Development activity is therefore about two different kinds of processes which will need to run in parallel for both JISC and DNER:

-It is firstly about allowing the services and resources that are visible to our end users to be presented to them in such a way that they are actively used and understood, allowing them to become a normal aspect of the teaching, learning and research process.
-econdly development activity is that which allows us to push forward the boundaries of information provision, allowing us to test out new approaches.

Management, consultation and dissemination

Management mechanisms

The Implementation Plan will provide more detail about the range of management processes underway to support the process of going forward.

The development of the Information Environment is being lead by the DNER development team reporting to the JISC Committee for Electronic Information (JCEI). In future it is anticipated that the activity will be overseen by a dedicated Information Environment committee, and will operate within the JISC Executive Development Directorate. Co-ordination mechanisms will embrace input from JISC Committees, staff and stakeholder communities (An informal technical working group is also proposed to orientate this activity more closely with commercial developers of relevant systems and services).

It is expected that the flow of development activity funding will be managed through the following three processes:

-Community calls to directly engage with institutional, domain and user issues in working on projects which directly test, examine and model the role of sharing and exchanging community content within the DNER, for example.
-Funding closely orientated to augment existing service provision and work with JISC funded service providers in achieving an operable environment.
-Project funding to involve a range of players in further and higher education community in order to embrace expertise in developing new approaches.

Consultation process

In moving forward it is important to recognise the role the following groups:

-Representatives of cognate initiatives those developing parallel approaches within a UK and International Context. An appropriate channel for this input will be put in place to ensure ongoing input
-Members of the FE and HE community will be invited to comment on the Development Strategy and related plans, and in particularly to consider the impacts and benefits upon institutions and the users that they serve

Dissemination activities

The communications and dissemination activities which will need to take place in order to develop the Information Environment collaboratively with the user community and stakeholders are given a broader strategic point of reference by the DNER Communications Strategy and the overarching JISC communication strategy planned by JISC Assist.

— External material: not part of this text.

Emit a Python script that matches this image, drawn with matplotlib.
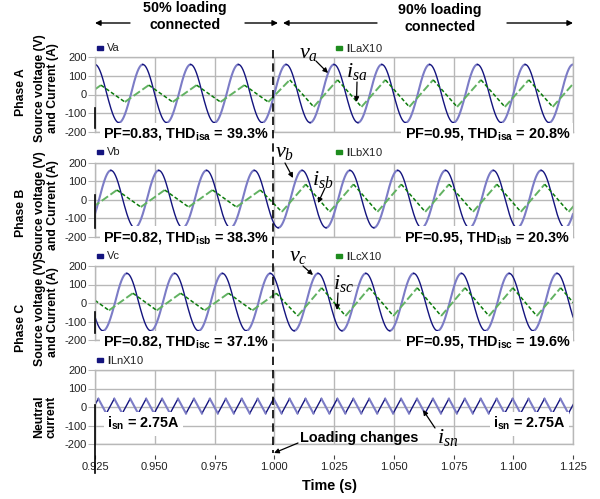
import numpy as np
import matplotlib
matplotlib.use('Agg')
import matplotlib.pyplot as plt
from matplotlib.patches import Rectangle

plt.rcParams['font.family'] = ['Liberation Sans', 'DejaVu Sans']
plt.rcParams['mathtext.fontset'] = 'custom'
plt.rcParams['mathtext.rm'] = 'Liberation Sans'
plt.rcParams['mathtext.bf'] = 'Liberation Sans:bold'
plt.rcParams['mathtext.it'] = 'Liberation Serif:italic'
plt.rcParams['axes.unicode_minus'] = False

# ---- values ----
t_start, t_end = 0.925, 1.125
t_change = 1.000
f_line = 50.0                         # Hz
v_peak_pos = 160.0                    # V
v_peak_neg = 150.0
phase_deg = [0.0, -120.0, 120.0]      # A, B, C

# load current x10, peak / trough before and after the loading step
i_peak_pre = [50, 54, 53]
i_trough_pre = [-40, -38, -40]
i_peak_post = [78, 85, 82]
i_trough_post = [-66, -64, -70]
i_lag_pre = 0.0025                    # s, current lags voltage
i_lag_post = 0.0015

# neutral current x10, ripple at 3x line frequency
n_peak = 45
n_trough = -35
n_first_peak = 0.9264

x_ticks = [0.925, 0.950, 0.975, 1.000, 1.025, 1.050, 1.075, 1.100, 1.125]
x_ticklabels = ['0.925', '0.950', '0.975', '1.000', '1.025', '1.050', '1.075', '1.100', '1.125']
y_ticks = [-200, -100, 0, 100, 200]

v_names = ['Va', 'Vb', 'Vc']
i_names = [r'$\mathbf{I}$LaX10', r'$\mathbf{I}$LbX10', r'$\mathbf{I}$LcX10']
pf_left = [r'PF=0.83, THD$_{\mathbf{isa}}$ = 39.3%', r'PF=0.82, THD$_{\mathbf{isb}}$ = 38.3%',
           r'PF=0.82, THD$_{\mathbf{isc}}$ = 37.1%']
pf_right = [r'PF=0.95, THD$_{\mathbf{isa}}$ = 20.8%', r'PF=0.95, THD$_{\mathbf{isb}}$ = 20.3%',
            r'PF=0.95, THD$_{\mathbf{isc}}$ = 19.6%']

NAVY = '#14147e'
NAVY_L = '#7c7cc6'
GRN = '#0a7a0a'
GRN_L = '#62b262'
GRID = '#b8b8b8'

W, H = 600, 499
left_px, right_px = 95, 573
panel_px = [(57, 132), (163, 237), (266, 340), (370, 444)]

fig = plt.figure(figsize=(6, 4.99), dpi=100)

t = np.linspace(t_start, t_end, 6001)


def split_dir(x, y):
    # rising parts and falling parts as two masked traces
    dy = np.gradient(y)
    up = dy >= 0
    up_ext = up | np.roll(up, 1) | np.roll(up, -1)
    dn_ext = (~up) | np.roll(~up, 1) | np.roll(~up, -1)
    return np.where(up_ext, y, np.nan), np.where(dn_ext, y, np.nan)


def vertex_trace(tv, vv):
    up_t, up_v, dn_t, dn_v = [], [], [], []
    for k in range(len(tv) - 1):
        if vv[k + 1] > vv[k]:
            up_t += [tv[k], tv[k + 1], np.nan]
            up_v += [vv[k], vv[k + 1], np.nan]
        else:
            dn_t += [tv[k], tv[k + 1], np.nan]
            dn_v += [vv[k], vv[k + 1], np.nan]
    return up_t, up_v, dn_t, dn_v


def style_axes(ax):
    ax.set_xlim(t_start, t_end)
    ax.set_ylim(-200, 200)
    ax.set_xticks(x_ticks)
    ax.set_yticks(y_ticks)
    ax.set_yticklabels([str(v) for v in y_ticks], fontsize=8, color='#222222')
    ax.grid(True, color=GRID, lw=1)
    ax.set_axisbelow(True)
    for s in ax.spines.values():
        s.set_color(GRID)
        s.set_linewidth(1)
    ax.tick_params(axis='y', length=5, color=GRID, pad=1)
    ax.tick_params(axis='x', length=0, labelbottom=False)


axes = []
for p, (y0, y1) in enumerate(panel_px):
    ax = fig.add_axes([left_px / W, 1 - y1 / H, (right_px - left_px) / W, (y1 - y0) / H])
    style_axes(ax)
    axes.append(ax)

# phase panels
for p in range(3):
    ax = axes[p]
    ph = np.deg2rad(phase_deg[p])
    s = np.sin(2 * np.pi * f_line * t + ph)
    v = np.where(s > 0, s * v_peak_pos, s * v_peak_neg)
    v_up, v_dn = split_dir(t, v)
    ax.plot(t, v_up, color=NAVY_L, lw=1.5, solid_capstyle='round')
    ax.plot(t, v_dn, color=NAVY, lw=1.0)

    # current vertices follow the voltage extrema with a lag
    tv, vv = [], []
    for k in range(44, 60):
        for frac, is_peak in ((0.25, True), (0.75, False)):
            tx = (k + frac - phase_deg[p] / 360.0) / f_line
            pre = tx < t_change
            tx += i_lag_pre if pre else i_lag_post
            if is_peak:
                val = i_peak_pre[p] if pre else i_peak_post[p]
            else:
                val = i_trough_pre[p] if pre else i_trough_post[p]
            tv.append(tx)
            vv.append(val)
    order = np.argsort(tv)
    tv = list(np.array(tv)[order])
    vv = list(np.array(vv)[order])
    up_t, up_v, dn_t, dn_v = vertex_trace(tv, vv)
    ax.plot(up_t, up_v, color=GRN_L, lw=1.4, dashes=(4, 1.5))
    ax.plot(dn_t, dn_v, color=GRN, lw=1.1, dashes=(2.5, 1.5))

# neutral panel
ax = axes[3]
tn, vn = [], []
for k in range(-1, 32):
    tp = n_first_peak + k / (3 * f_line)
    tn += [tp, tp + 0.5 / (3 * f_line)]
    vn += [n_peak, n_trough]
up_t, up_v, dn_t, dn_v = vertex_trace(tn, vn)
ax.plot(up_t, up_v, color=NAVY, lw=1.0)
ax.plot(dn_t, dn_v, color=NAVY_L, lw=1.5)

sec = ax.secondary_xaxis(-0.15)
sec.set_xticks(x_ticks)
sec.set_xticklabels(x_ticklabels, fontsize=8, color='#222222')
sec.spines['bottom'].set_visible(False)
sec.tick_params(length=3, color='#444444', pad=2)

# overlay in pixel coordinates for the annotations
ov = fig.add_axes([0, 0, 1, 1], zorder=10)
ov.set_xlim(0, W)
ov.set_ylim(H, 0)
ov.set_axis_off()
ov.patch.set_visible(False)

bold = dict(fontweight='bold', color='black')


def arrow(x0, y0, x1, y1, ms=8, lw=1.0):
    ov.annotate('', xy=(x1, y1), xytext=(x0, y0),
                arrowprops=dict(arrowstyle='-|>', color='black', lw=lw,
                                mutation_scale=ms, shrinkA=0, shrinkB=0))


# header
ov.text(185, 8, '50% loading', ha='center', va='center', fontsize=10.3, **bold)
ov.text(185, 25, 'connected', ha='center', va='center', fontsize=10.3, **bold)
ov.text(440, 10, '90% loading', ha='center', va='center', fontsize=10.3, **bold)
ov.text(440, 27, 'connected', ha='center', va='center', fontsize=10.3, **bold)
arrow(130, 23, 95, 23)
arrow(245, 23, 278, 23)
arrow(377, 23, 283, 23)
arrow(507, 23, 573, 23)

# short black marks on the left edge
for ya, yb in [(108, 128), (195, 228), (312, 333), (405, 473)]:
    ov.plot([left_px, left_px], [ya, yb], color='black', lw=1.2)

# y labels
ylab = [('Phase A', 92, 88), ('Phase B', 213, 205), ('Phase C', 328, 312)]
for name, yp, ys in ylab:
    ov.text(21, yp, name, rotation=90, ha='center', va='center', fontsize=8.8, **bold)
    ov.text(46.5, ys, 'Source voltage (V)\nand Current (A)', rotation=90, ha='center',
            va='center', fontsize=8.8, linespacing=1.05, multialignment='center', **bold)
ov.text(45, 417, 'Neutral\ncurrent', rotation=90, ha='center', va='center', fontsize=8.8,
        linespacing=1.05, multialignment='center', **bold)

# legends
leg_y = [48, 152, 256, 360]
for p in range(4):
    ov.add_patch(Rectangle((97, leg_y[p] - 2.5), 6, 4.5, color=NAVY))
    name = v_names[p] if p < 3 else r'$\mathbf{I}$LnX10'
    ov.text(107, leg_y[p], name, ha='left', va='center', fontsize=8, color='#222222')
    if p < 3:
        ov.add_patch(Rectangle((336, leg_y[p] - 2.5), 6, 4.5, color='#1e8c1e'))
        ov.text(346, leg_y[p], i_names[p], ha='left', va='center', fontsize=8, color='#222222')

# PF / THD boxes
box = dict(facecolor='white', edgecolor='none', pad=2.5)
pf_base = [138, 241, 346]
for p in range(3):
    ov.text(103, pf_base[p], pf_left[p], ha='left', va='baseline', fontsize=10.4, bbox=box, **bold)
    ov.text(570, pf_base[p], pf_right[p], ha='right', va='baseline', fontsize=10.4, bbox=box, **bold)
ov.text(107, 428, r'i$_{\mathbf{sn}}$ = 2.75A', ha='left', va='baseline', fontsize=10.4, bbox=box, **bold)
ov.text(566, 428, r'i$_{\mathbf{sn}}$ = 2.75A', ha='right', va='baseline', fontsize=10.4, bbox=box, **bold)

# loading step marker
ov.plot([273, 273], [50, 453], color='black', lw=1.2, dashes=(5, 3), zorder=5)
ov.text(300, 442, 'Loading changes', ha='left', va='baseline', fontsize=10.4, **bold)
arrow(298, 443, 274, 453, ms=7, lw=0.9)

# trace labels
mtxt = dict(fontsize=16, color='black', ha='center', va='center')
ov.text(309, 52, r'$v_a$', **mtxt)
ov.text(357, 71, r'$i_{sa}$', **mtxt)
ov.text(285, 151, r'$v_b$', **mtxt)
ov.text(323, 179, r'$i_{sb}$', **mtxt)
ov.text(298, 256, r'$v_c$', **mtxt)
ov.text(343, 284, r'$i_{sc}$', **mtxt)
ov.text(448, 437, r'$i_{sn}$', **mtxt)
arrow(316, 61, 328, 73, ms=7, lw=0.9)
arrow(357, 82, 356.5, 102, ms=7, lw=0.9)
arrow(285, 163, 293, 178, ms=7, lw=0.9)
arrow(325, 188, 318, 203, ms=7, lw=0.9)
arrow(303, 266, 313, 275, ms=7, lw=0.9)
arrow(338, 293, 337, 310, ms=7, lw=0.9)
arrow(435, 428, 423, 410, ms=7, lw=0.9)

ov.text(330, 490, 'Time (s)', ha='center', va='baseline', fontsize=10.4, **bold)

fig.savefig('out.png', dpi=100)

However within this framework, specific activities, groups and events will need to be planned and prioritised in order to allow team managing this area to target its efforts toward communication and dissemination activities which directly enhance the process of moving forward.

Evaluation strategy

It is essential to consider the role of ongoing evaluation activity, whether formative or summative, its scale, role and funding as a part of the wider suite of activities with which this strategy is concerned. The Implementation Plan makes some preliminary recommendations for the nature and scale of dedicated evaluation activity appropriate to this development.

It should be noted that the formative evaluation of the DNER development programmes (funded in advance of this strategy) has commenced, and is being carried out by the eDNER team. eDNER is led by the Centre for Research in Library & Information Management (CERLIM) at the Manchester Metropolitan University. The existing development programmes will remain the focus of this work though it is hoped that for the remaining period of this activity, some effort can be aligned to feeding into the process of developing the Information Environment and considering its on-going and future impacts upon the community that we serve.